=== Input ===

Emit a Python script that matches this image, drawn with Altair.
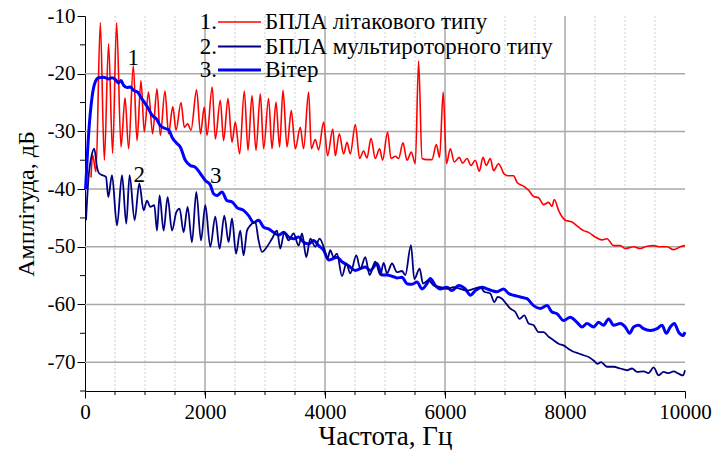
import altair as alt
import pandas as pd

FONT = "Liberation Serif, Times New Roman, Tinos, serif"

# Spectrum of the fixed-wing UAV (frequency, Hz / amplitude, dB)
red_f = [100, 127, 183, 255, 322, 393, 460, 527, 600, 667, 727, 805, 867, 933, 988,
         1058, 1127, 1200, 1255, 1333, 1393, 1463, 1517, 1600, 1655, 1710, 1767, 1860,
         1925, 1988, 2033, 2120, 2172, 2255, 2310, 2383, 2450, 2505, 2577, 2655, 2717,
         2783, 2850, 2922, 2977, 3060, 3117, 3183, 3243, 3300, 3367, 3438, 3505, 3588,
         3643, 3727, 3772, 3838, 3893, 3977, 4043, 4130, 4172, 4238, 4310, 4367, 4422,
         4505, 4577, 4643, 4700, 4767, 4838, 4910, 4960, 5043, 5100, 5172, 5227, 5300,
         5367, 5438, 5505, 5560, 5617, 5700, 5783, 5855, 5910, 5970, 6025, 6088, 6155,
         6238, 6293, 6367, 6433, 6505, 6572, 6633, 6688, 6755, 6810, 6893, 6988, 7060,
         7143, 7200, 7310, 7393, 7477, 7560, 7643, 7727, 7783, 7822, 7893, 8005, 8117,
         8227, 8310, 8393, 8505, 8617, 8700, 8810, 8922, 9005, 9143, 9255, 9367, 9477,
         9588, 9700, 9810, 9922, 10000]
red_db = [-38, -34.1, -37, -11.2, -35, -14.8, -33.8, -11.2, -32.7, -24.2, -33, -18.6,
          -31.6, -21.2, -30.1, -23.2, -30.4, -22.6, -30.7, -23, -30.4, -25.7, -29.8,
          -25, -29.3, -28.7, -29.8, -22.8, -30.4, -25.8, -30.7, -22.3, -31.3, -24.6,
          -31.6, -24.3, -31.9, -28.4, -33.9, -23, -33.3, -23.8, -33.3, -23.5, -33,
          -24.3, -33, -24.9, -32.7, -22.9, -32.7, -26.4, -33, -29.3, -33, -23.2, -33,
          -31.4, -33.2, -28.4, -34.2, -29.6, -34.2, -30.4, -33.9, -31.9, -33.9, -28.8,
          -34.7, -33.4, -34.6, -31.2, -34.7, -33, -35, -30.1, -34.7, -34.3, -34.7, -32,
          -35, -33.6, -35.6, -17.8, -34.7, -34.9, -34.9, -32.3, -34.5, -23.2, -35.6,
          -33, -35.3, -34.5, -35.5, -34.7, -35.9, -35, -36.9, -34.5, -35.9, -34.7,
          -36.8, -35.6, -37.4, -37.7, -37.7, -38.8, -39.5, -40.2, -41.3, -41.5, -42.7,
          -42.3, -43, -41.8, -43.7, -45.4, -45.7, -46.6, -47.2, -47.5, -48.3, -48.8,
          -48.6, -49.8, -49.8, -50.3, -50, -50.3, -49.9, -49.8, -50, -50, -50.5, -50,
          -49.8]

# Spectrum of the multirotor UAV
navy_f = [17, 55, 110, 155, 200, 238, 293, 350, 388, 450, 533, 617, 688, 743, 827, 905,
          977, 1033, 1088, 1155, 1200, 1243, 1310, 1377, 1450, 1522, 1577, 1643, 1710,
          1783, 1855, 1933, 2005, 2088, 2172, 2243, 2322, 2393, 2450, 2517, 2588, 2643,
          2700, 2755, 2838, 2893, 2950, 3033, 3117, 3200, 3255, 3322, 3393, 3477, 3560,
          3617, 3688, 3755, 3838, 3910, 3977, 4043, 4088, 4143, 4200, 4283, 4355, 4422,
          4522, 4588, 4672, 4743, 4838, 4922, 4977, 5033, 5117, 5200, 5283, 5338, 5433,
          5488, 5577, 5633, 5727, 5810, 5922, 6033, 6143, 6255, 6367, 6477, 6588, 6655,
          6755, 6822, 6877, 6950, 7022, 7088, 7172, 7243, 7322, 7393, 7477, 7560, 7643,
          7727, 7810, 7893, 7977, 8060, 8143, 8227, 8310, 8393, 8477, 8543, 8600, 8700,
          8810, 8922, 9033, 9117, 9200, 9310, 9393, 9477, 9560, 9643, 9727, 9810, 9893,
          9967, 10000]
navy_db = [-45.4, -38.5, -34.2, -33, -36.2, -37.3, -37.6, -37.9, -41.4, -37.6, -46.3,
           -37.6, -46, -37.6, -45.4, -39, -43.7, -42, -43.1, -42.8, -47.2, -41.1, -47.2,
           -41.4, -47.2, -44, -43.4, -47.5, -43.1, -49.2, -40.5, -48.9, -42.8, -50,
           -44.8, -50.3, -44.6, -49.2, -45.1, -51.2, -47.2, -51.5, -47.2, -46.3, -45.7,
           -48.9, -50.9, -50, -48.6, -47.2, -50.3, -47.5, -48.9, -47.7, -49.8, -47.7,
           -51.8, -48.6, -50, -48.6, -50, -52, -50.6, -51.8, -51.2, -55.1, -52.9, -54.6,
           -51.5, -53.8, -51.8, -54.9, -52.6, -54.9, -52.8, -54.6, -52.9, -54.4, -54.2,
           -54.9, -49.7, -55.6, -53.8, -56.4, -55.8, -56.7, -57, -57.3, -57, -57.3,
           -57.6, -57.3, -57, -57.8, -58.1, -59.6, -58.7, -59, -59.9, -60.7, -61.3,
           -62.5, -61.9, -63.3, -63.6, -64.8, -64.8, -65.6, -66.2, -66.8, -67.1, -67.7,
           -68.2, -68.5, -68.8, -69.1, -69.7, -70.3, -70, -70.8, -70.8, -71.1, -71.4,
           -71.1, -71.7, -71.6, -71.9, -70.9, -72.3, -71.7, -71.9, -71.6, -72, -72.3,
           -71.4]

# Wind noise spectrum
blue_f = [10, 61, 117, 172, 227, 310, 393, 450, 505, 560, 600, 643, 700, 755, 810, 877,
          933, 1005, 1060, 1117, 1188, 1255, 1338, 1393, 1450, 1533, 1588, 1672, 1755,
          1838, 1922, 2005, 2088, 2143, 2200, 2283, 2367, 2450, 2533, 2643, 2727, 2810,
          2893, 2977, 3060, 3143, 3227, 3310, 3393, 3477, 3560, 3643, 3727, 3810, 3893,
          3977, 4060, 4143, 4200, 4283, 4393, 4505, 4588, 4672, 4755, 4867, 4950, 5033,
          5117, 5200, 5283, 5367, 5450, 5533, 5617, 5700, 5755, 5838, 5922, 6033, 6117,
          6227, 6338, 6422, 6505, 6617, 6700, 6783, 6867, 6977, 7060, 7143, 7255, 7367,
          7477, 7588, 7700, 7783, 7867, 7977, 8088, 8200, 8283, 8367, 8477, 8560, 8643,
          8727, 8810, 8922, 9005, 9077, 9143, 9227, 9310, 9422, 9533, 9617, 9688, 9755,
          9822, 9893, 9967, 10000]
blue_db = [-40, -30.4, -24.1, -21.4, -20.7, -20.6, -20.9, -20.7, -21, -21.6, -21.2, -22,
           -22.4, -22.3, -22.9, -23.2, -24.1, -25.2, -26.1, -27.2, -27.8, -29, -29.5,
           -29.7, -31, -32.1, -32.7, -35, -35.9, -36.2, -37.3, -38.5, -39.3, -40.8,
           -41.1, -40.5, -42, -42.2, -43.2, -43.7, -44.6, -45.8, -45.4, -46.6, -46.9,
           -47.5, -48, -47.5, -48.3, -48.6, -48.3, -49.2, -49.5, -48.9, -49.8, -50.6,
           -52.3, -52, -51.8, -52.6, -53.3, -54.1, -53.8, -53.5, -54.1, -52.9, -54.9,
           -54.9, -55.1, -55.4, -55.3, -56.4, -56.5, -56.1, -57.3, -56.4, -55.5, -56.7,
           -57.3, -57, -57.6, -56.7, -57.3, -58.4, -57.6, -57, -57.3, -57.6, -57.8,
           -57.3, -58.1, -58.4, -58.7, -59, -60.2, -60.7, -60.2, -61.3, -61.6, -62.8,
           -62.2, -63.1, -63.9, -63.3, -63.9, -63.1, -63.6, -62.5, -63.6, -63.3, -63.9,
           -65, -63.9, -63.6, -64.2, -64.5, -64.2, -63.6, -65, -63.9, -63.3, -64.8,
           -65.4, -64.8]

# Curve numbers written next to the curves
note_text = ["1", "2", "3"]
note_f = [805, 905, 2180]
note_db = [-17.2, -37.5, -37.8]

# Legend entries
legend_num = ["1.", "2.", "3."]
legend_label = ["БПЛА літакового типу", "БПЛА мультироторного типу", "Вітер"]
legend_color = ["#ff0000", "#000080", "#0000ff"]
legend_width = [1.6, 1.8, 3.0]

# Axis ticks and grid
x_ticks = [0, 2000, 4000, 6000, 8000, 10000]
x_minor = list(range(500, 10000, 500))
x_grid_major = [2000, 4000, 6000, 8000]
x_grid_minor = [v for v in x_minor if v not in x_grid_major]
y_ticks = [-70, -60, -50, -40, -30, -20, -10]
y_minor = [-75, -65, -55, -45, -35, -25, -15]
y_grid = [-70, -60, -50, -40, -30, -20]

W, H = 600, 375
xs = alt.Scale(domain=[0, 10000], nice=False, zero=False)
ys = alt.Scale(domain=[-75, -10], nice=False, zero=False)

red = pd.DataFrame({"f": red_f, "db": red_db})
navy = pd.DataFrame({"f": navy_f, "db": navy_db})
blue = pd.DataFrame({"f": blue_f, "db": blue_db})

x_axis = alt.Axis(values=x_ticks, format="d", title="Частота, Гц", grid=False,
                  tickSize=7, tickColor="black", domainColor="black", labelPadding=3,
                  labelFlush=False, titlePadding=1, titleFontSize=27)
y_axis = alt.Axis(values=y_ticks, labelExpr="'' + datum.value", title="Амплітуда, дБ",
                  grid=False, tickSize=8, tickColor="black", domainColor="black",
                  labelPadding=2, labelFlush=False, titlePadding=9, titleFontSize=24)

grid_minor = alt.Chart(pd.DataFrame({"v": x_grid_minor})).mark_rule(
    color="#cfcfcf", strokeDash=[2, 2], strokeWidth=1).encode(x=alt.X("v:Q", scale=xs))
grid_major = alt.Chart(pd.DataFrame({"v": x_grid_major})).mark_rule(
    color="#a8a8a8", strokeWidth=1.5).encode(x=alt.X("v:Q", scale=xs))
grid_y = alt.Chart(pd.DataFrame({"v": y_grid})).mark_rule(
    color="#a8a8a8", strokeWidth=1.5).encode(y=alt.Y("v:Q", scale=ys))

minor_x_ticks = alt.Chart(pd.DataFrame({"v": x_minor})).mark_rule(
    color="black", strokeWidth=1).encode(
    x=alt.X("v:Q", scale=xs), y=alt.value(H), y2=alt.value(H + 4))
minor_y_ticks = alt.Chart(pd.DataFrame({"v": y_minor})).mark_rule(
    color="black", strokeWidth=1).encode(
    y=alt.Y("v:Q", scale=ys), x=alt.value(-5), x2=alt.value(0))


def curve(df, color, width):
    return alt.Chart(df).mark_line(color=color, strokeWidth=width, interpolate="monotone",
                                   strokeJoin="round").encode(
        x=alt.X("f:Q", scale=xs, axis=x_axis),
        y=alt.Y("db:Q", scale=ys, axis=y_axis),
    )


red_line = curve(red, "#ff0000", 1.6)
blue_line = curve(blue, "#0000ff", 3.0)
navy_line = curve(navy, "#000080", 1.8)

notes = alt.Chart(pd.DataFrame({"t": note_text, "f": note_f, "db": note_db})).mark_text(
    font=FONT, fontSize=23, color="black", baseline="middle", align="center").encode(
    x=alt.X("f:Q", scale=xs), y=alt.Y("db:Q", scale=ys), text="t:N")

legend_layers = []
row_y = [6, 30.5, 54]
for num, lab, col, sw, yy in zip(legend_num, legend_label, legend_color, legend_width, row_y):
    row = pd.DataFrame({"num": [num], "lab": [lab]})
    legend_layers.append(alt.Chart(row).mark_text(
        font=FONT, fontSize=23, align="right", baseline="middle", color="black").encode(
        x=alt.value(132), y=alt.value(yy), text="num:N"))
    legend_layers.append(alt.Chart(row).mark_rule(color=col, strokeWidth=sw).encode(
        x=alt.value(133), x2=alt.value(176), y=alt.value(yy)))
    legend_layers.append(alt.Chart(row).mark_text(
        font=FONT, fontSize=23, align="left", baseline="middle", color="black").encode(
        x=alt.value(180), y=alt.value(yy), text="lab:N"))

chart = alt.layer(
    grid_minor, grid_major, grid_y, minor_x_ticks, minor_y_ticks,
    red_line, blue_line, navy_line, notes, *legend_layers,
).properties(
    width=W, height=H,
    autosize=alt.AutoSizeParams(type="none"),
    padding={"left": 85, "top": 16, "right": 31, "bottom": 59},
    background="white",
).configure_view(stroke=None).configure_axis(
    labelFont=FONT, titleFont=FONT, labelFontSize=21,
    labelColor="black", titleColor="black", titleFontWeight="normal",
    domainWidth=1, tickWidth=1,
)

chart.save("out.html", embed_options={"renderer": "svg", "actions": False})
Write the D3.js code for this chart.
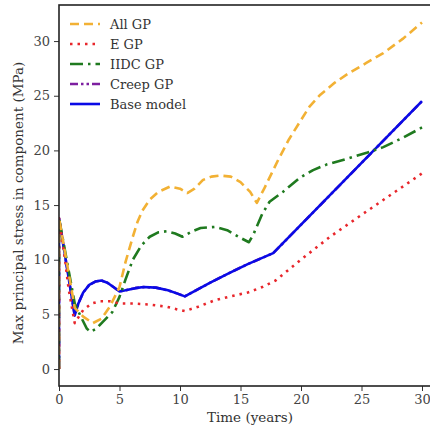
<!DOCTYPE html>
<html><head><meta charset="utf-8">
<script src="https://cdn.jsdelivr.net/npm/d3@7"></script>
<style>body{margin:0;background:#fff}svg{display:block}</style>
</head><body><svg id="c" width="430" height="431"></svg>
<script>
const xTicks = [0, 5, 10, 15, 20, 25, 30];
const yTicks = [0, 5, 10, 15, 20, 25, 30];

const timeAllGP = [0, 0, 1.3, 2.0, 2.8, 3.5, 4.2, 5.0, 5.5, 6.1, 6.5, 6.9, 7.5, 8.2, 9.2, 10.0, 10.6, 11.2, 11.9, 12.6, 13.3, 14.2, 15.0, 15.8, 16.35, 17.0, 18.1, 19.0, 19.9, 20.7, 21.6, 22.8, 24.0, 25.4, 26.8, 28.4, 30];
const stressAllGP = [0, 13.8, 5.6, 4.8, 4.2, 4.6, 5.7, 7.5, 9.8, 12.1, 13.5, 14.5, 15.5, 16.2, 16.7, 16.5, 16.1, 16.5, 17.3, 17.6, 17.7, 17.6, 17.1, 16.2, 15.2, 16.6, 19.1, 21.0, 22.6, 24.0, 25.1, 26.2, 27.1, 28.0, 28.9, 30.2, 31.7];

const timeEGP = [0, 0, 0.5, 0.8, 1.3, 1.7, 2.0, 2.7, 3.4, 4.2, 5.0, 6.1, 7.5, 8.9, 9.8, 10.4, 11.5, 12.9, 14.0, 15.6, 16.8, 17.9, 20.1, 22.4, 25.0, 27.5, 30];
const stressEGP = [0, 13.8, 10.0, 7.3, 4.2, 4.9, 5.4, 6.0, 6.2, 6.2, 6.0, 6.0, 5.9, 5.7, 5.45, 5.3, 5.7, 6.3, 6.6, 7.0, 7.5, 8.1, 10.1, 12.1, 14.1, 16.0, 17.9];

const timeIIDCGP = [0, 0, 1.3, 1.8, 2.3, 2.6, 3.1, 3.6, 4.4, 5.0, 5.5, 6.1, 6.8, 7.5, 8.2, 8.9, 9.6, 10.2, 11.0, 11.7, 12.9, 13.9, 15.0, 15.7, 16.1, 16.8, 17.4, 18.5, 19.9, 21.0, 22.1, 24.0, 25.5, 26.8, 28.5, 30];
const stressIIDCGP = [0, 13.8, 6.0, 4.8, 3.7, 3.4, 3.7, 4.3, 5.2, 6.6, 8.2, 10.0, 11.3, 12.1, 12.5, 12.6, 12.4, 12.1, 12.6, 12.9, 13.0, 12.7, 12.0, 11.6, 12.4, 14.2, 15.3, 16.2, 17.5, 18.2, 18.7, 19.3, 19.8, 20.3, 21.2, 22.1];

const timeBase = [0, 0, 1.3, 1.6, 2.0, 2.5, 3.0, 3.5, 4.0, 4.5, 5.0, 5.5, 6.3, 7.0, 8.0, 9.0, 9.8, 10.4, 12.5, 14.1, 15.6, 17.7, 30];
const stressBase = [0, 13.8, 4.9, 6.0, 7.0, 7.7, 8.0, 8.1, 7.9, 7.5, 7.1, 7.2, 7.4, 7.5, 7.45, 7.2, 6.9, 6.65, 7.9, 8.8, 9.6, 10.6, 24.5];

const timeCreepGP = timeBase;
const stressCreepGP = stressBase;

const seriesNames = ["All GP", "E GP", "IIDC GP", "Creep GP", "Base model"];

const svg = d3.select("#c");
const L = 59, R = 441, T = 5, B = 386;
const x = d3.scaleLinear().domain([0, 31.57]).range([L, R]);
const y = d3.scaleLinear().domain([-1.55, 33.3]).range([B, T]);
const font = "DejaVu Serif";

svg.append("clipPath").attr("id", "clip").append("rect")
  .attr("x", L).attr("y", T).attr("width", R - L).attr("height", B - T);

const styles = [
  {t: timeAllGP, s: stressAllGP, color: "#f2b134", dash: "9,5", w: 2.6},
  {t: timeEGP, s: stressEGP, color: "#e8262b", dash: "2.5,5", w: 2.6},
  {t: timeIIDCGP, s: stressIIDCGP, color: "#1f7a1f", dash: "13,5,2.5,5", w: 2.6},
  {t: timeCreepGP, s: stressCreepGP, color: "#7d1fa0", dash: "8,3,2.5,3,2.5,3", w: 2.6},
  {t: timeBase, s: stressBase, color: "#0a0ae6", dash: null, w: 2.6}
];

const line = d3.line().x(d => x(d[0])).y(d => y(d[1]));
const g = svg.append("g").attr("clip-path", "url(#clip)");
[3, 4, 2, 1, 0].forEach(i => {
  const st = styles[i];
  g.append("path").datum(st.t.map((t, k) => [t, st.s[k]]))
    .attr("d", line).attr("fill", "none").attr("stroke", st.color)
    .attr("stroke-width", st.w).attr("stroke-dasharray", st.dash)
    .attr("stroke-linejoin", "round");
});

const xa = svg.append("g").attr("transform", `translate(0,${B})`)
  .call(d3.axisBottom(x).tickValues(xTicks).tickSize(5).tickPadding(4));
const ya = svg.append("g").attr("transform", `translate(${L},0)`)
  .call(d3.axisLeft(y).tickValues(yTicks).tickSize(5).tickPadding(4));
[xa, ya].forEach(a => {
  a.select(".domain").remove();
  a.selectAll("line").attr("stroke", "#333").attr("stroke-width", 1);
  a.selectAll("text").attr("font-family", font).attr("font-size", 13).attr("fill", "#444");
});
svg.append("rect").attr("x", L).attr("y", T).attr("width", R - L).attr("height", B - T)
  .attr("fill", "none").attr("stroke", "#222").attr("stroke-width", 1.6);

svg.append("text").attr("x", 250).attr("y", 422).attr("text-anchor", "middle")
  .attr("font-family", font).attr("font-size", 13.5).attr("fill", "#333").text("Time (years)");
svg.append("text").attr("transform", "translate(23,203) rotate(-90)").attr("text-anchor", "middle")
  .attr("font-family", font).attr("font-size", 13.5).attr("fill", "#333")
  .text("Max principal stress in component (MPa)");

const leg = svg.append("g");
const legY = [24, 44, 64, 84, 104];
seriesNames.forEach((n, i) => {
  const st = styles[i];
  leg.append("line").attr("x1", 70).attr("x2", 100).attr("y1", legY[i]).attr("y2", legY[i])
    .attr("stroke", st.color).attr("stroke-width", st.w).attr("stroke-dasharray", st.dash);
  leg.append("text").attr("x", 110).attr("y", legY[i]).attr("dy", "0.35em")
    .attr("font-family", font).attr("font-size", 13).attr("fill", "#333").text(n);
});
</script></body></html>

===

:: Given instruction ::
Using the entries above, extract exactly the lines from the one that contains "Write the D3.js code for this chart." through the one that contains "const yTicks = [0, 5, 10, 15, 20, 25, 30];". Do not carry over any pictures.

:: Reply ::
Write the D3.js code for this chart.
<!DOCTYPE html>
<html><head><meta charset="utf-8">
<script src="https://cdn.jsdelivr.net/npm/d3@7"></script>
<style>body{margin:0;background:#fff}svg{display:block}</style>
</head><body><svg id="c" width="430" height="431"></svg>
<script>
const xTicks = [0, 5, 10, 15, 20, 25, 30];
const yTicks = [0, 5, 10, 15, 20, 25, 30];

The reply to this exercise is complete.